More than two years after a wrongful death lawsuit was filed on behalf of Alton Sterling’s children, the city-parish and the plaintiffs have yet to come to a settlement agreement, raising the chances of the case making it to trial, scheduled for April 20.
And attorneys on both sides appear to be preparing for such a scenario, as they file motions to sort out important questions ahead of the trial—such as whether the city’s liability is limited by state law, even though the lawsuit involves federal claims, or if the city must indemnify the police officers named as co-defendants in the suit.
Once those issues are figured out, however, the bigger question if this lawsuit goes to trial will be whether the Sterling family has a strong enough case to be awarded damages.
And if so, how will the city pay whatever amount for which it’s found liable?
Baton Rouge has a specific fund in its budget for this purpose. It’s called the Insurance Reserve Fund, which provides money for settlements and judgments, as well as workers’ compensation claims, among other things, says Mayor Sharon Weston Broome’s spokesperson Mark Armstrong.
The fund has roughly $19.9 million dedicated for claims and judgments in 2019.
The question of whether damages will actually be awarded is the more difficult one to answer. Attorneys on either side are obviously split, both believing they have strong cases. But the community is even more divided on the issue of whether the city is liable for the death of Sterling—a black man shot and killed by a white police officer in July 2016—mainly along racial lines, like countless other Baton Rouge problems.
“It’s a difficult case to settle because people’s positions are intractable,” says Stephen Carleton, defense attorney for former officer Blane Salamoni. “People think either there is clear liability or no liability.”
Outside legal experts, however, say the case could be tough for the plaintiffs to win. Successful wrongful death claims must be able to prove the defendant brought about the death of someone else either through negligence or intentional action. Intent, which results in punitive damages, is a much higher threshold, meaning plaintiffs have better chances of proving negligence.
But in situations like the Sterling case, involving law enforcement, police officers often have “wide latitude” in their actions, says Ken Levy, an LSU law professor specializing in criminal law.
“My guess, based on similar incidents around the country, is it’s very rare to find police were negligent,” Levy says. “I’m not saying impossible, but the odds are in favor of the police.”
There are some other factors, though, that bode well for the claimants, including the fact that this is a civil case, requiring a lower standard of proof—the “preponderance” of evidence—than criminal cases that require proof “beyond reasonable doubt.”

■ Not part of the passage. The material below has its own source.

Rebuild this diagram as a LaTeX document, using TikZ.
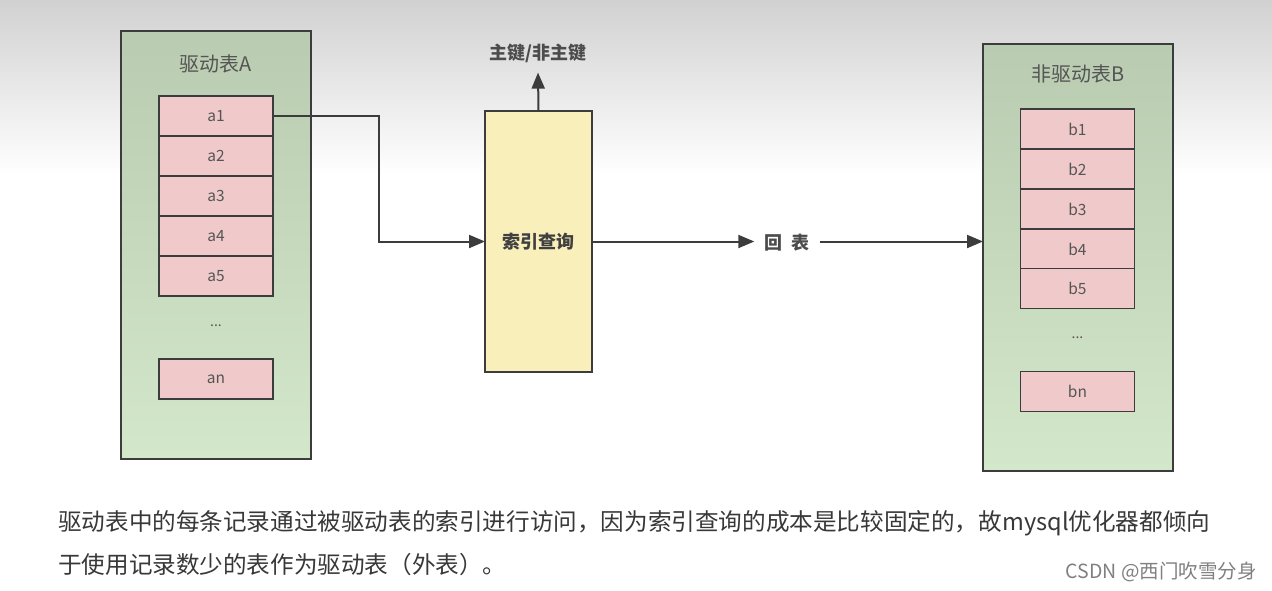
\documentclass[tikz,border=0pt]{standalone}
\usepackage{fontspec}
\setmainfont{Noto Sans CJK SC}
\usetikzlibrary{positioning,arrows.meta}

\definecolor{tabtop}{HTML}{B9CBB0}
\definecolor{tabbot}{HTML}{D3E7CA}
\definecolor{cellpink}{HTML}{F0CACA}
\definecolor{idxyellow}{HTML}{F8EFBA}
\definecolor{edgedark}{HTML}{3C3C3C}
\definecolor{txtgray}{HTML}{555555}

\tikzset{
  tabbox/.style={draw=edgedark, line width=2pt, top color=tabtop, bottom color=tabbot,
    minimum width=190pt, inner sep=0pt, outer sep=0pt},
  cell/.style={draw=edgedark, line width=1.6pt, fill=cellpink, minimum width=114pt,
    minimum height=40pt, inner sep=0pt, outer sep=0pt, text=txtgray, font=\fontsize{15.5}{17}\selectfont},
  title/.style={text=txtgray, font=\fontsize{20}{22}\selectfont},
  dots/.style={text=txtgray, font=\fontsize{14}{16}\selectfont},
  arr/.style={line width=2pt, draw=edgedark, -{Triangle[length=16pt,width=13pt]}},
}

\begin{document}
\begin{tikzpicture}[x=1pt, y=-1pt]
  % background, gray fading to white
  \fill[white] (0,0) rectangle (1272,590);
  \shade[top color=black!18, bottom color=white] (0,0) rectangle (1272,175);
  \useasboundingbox (0,0) rectangle (1272,590);

  % Driving table A
  \node[tabbox, minimum height=428pt] (tabA) at (216,245) {};
  \node[title] (titA) at (216,64) {驱动表A};
  \foreach \i/\y in {1/116,2/156,3/196,4/236,5/276}{
    \node[cell] (a\i) at (216,\y) {a\i};
  }
  \node[dots] (adots) at (216,326) {...};
  \node[cell] (an) at (216,379) {an};

  % Index lookup
  \node[draw=edgedark, line width=2pt, fill=idxyellow, minimum width=107pt,
    minimum height=261pt, inner sep=0pt, outer sep=0pt,
    font=\fontsize{18}{20}\selectfont\bfseries, text=black!75] (idx) at (538.5,241.5) {索引查询};
  \node[font=\fontsize{18}{20}\selectfont\bfseries, text=black!70, inner ysep=10pt] (key) at (538,53) {主键/非主键};

  % Non-driving table B
  \node[tabbox, minimum height=427pt] (tabB) at (1078,257.5) {};
  \node[title] (titB) at (1078,74) {非驱动表B};
  \foreach \i/\y in {1/129,2/169,3/209,4/249,5/288.5}{
    \node[cell] (b\i) at (1077.5,\y) {b\i};
  }
  \node[dots] (bdots) at (1077.5,338) {...};
  \node[cell] (bn) at (1077.5,391.5) {bn};

  % back to table label
  \node[font=\fontsize{18}{20}\selectfont\bfseries, text=black!70, inner xsep=10pt] (back) at (787,243) {回\hspace{0.5em}表};

  % Arrows
  \coordinate (bend) at (379,116);
  \draw[arr] (a1.east) -- (bend) |- (idx.west);
  \draw[arr] (idx.north) -- (key.south);
  \draw[arr] (idx.east) -- (back.west |- idx.east);
  \draw[arr] (back.east |- idx.east) -- (tabB.west |- idx.east);

  % Caption
  \node[anchor=west, text=black!78, font=\fontsize{23.6}{26}\selectfont, inner sep=0pt] (cap1) at (58,523)
    {驱动表中的每条记录通过被驱动表的索引进行访问，因为索引查询的成本是比较固定的，故mysql优化器都倾向};
  \node[anchor=west, text=black!78, font=\fontsize{23.6}{26}\selectfont, inner sep=0pt] (cap2) at (58,565)
    {于使用记录数少的表作为驱动表（外表）。};
  \node[anchor=east, text=black!50, font=\fontsize{19.5}{21}\selectfont, inner sep=0pt] (mark) at (1257,572)
    {CSDN @西门吹雪分身};
\end{tikzpicture}
\end{document}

Also, the lawsuit centers around a highly sensitive subject, the police shooting death of Alton Sterling, which set off days of protests that consumed Baton Rouge in the summer of 2016. So there’s likely some political pressure for an outcome in this suit that will not spark mass outrage, Levy says.
In the event that damages are awarded, the question attorneys are currently discussing—how much the city could be liable for—will come into play.
The Parish Attorney’s Office has filed a motion asking the court to recognize a state law that caps liability in personal injury and wrongful death claims against a municipality at $500,000. So the city-parish maintains its liability should be limited to $1 million—$500,000 in wrongful death and $500,000 in personal injury.
In an unusual twist, though, plaintiff attorneys and those representing the two police officers in the case find themselves on the same side, for once, arguing the city is also responsible for liability on behalf of officers Salamoni and Howie Lake. They cite the collective bargaining agreement between the city and police union, which says the city is responsible for indemnifying officers while they are acting in the “course and scope” of their employment.
In addition, the plaintiffs also argue the lawsuit involves state claims as well as federal civil rights claims, and the state cap does not cover federal claims, says attorney Michael Adams, with the Decuir, Clark and Adams law firm, representing Sterling’s children.
These arguments will be heard and sorted out at an Oct. 21 hearing.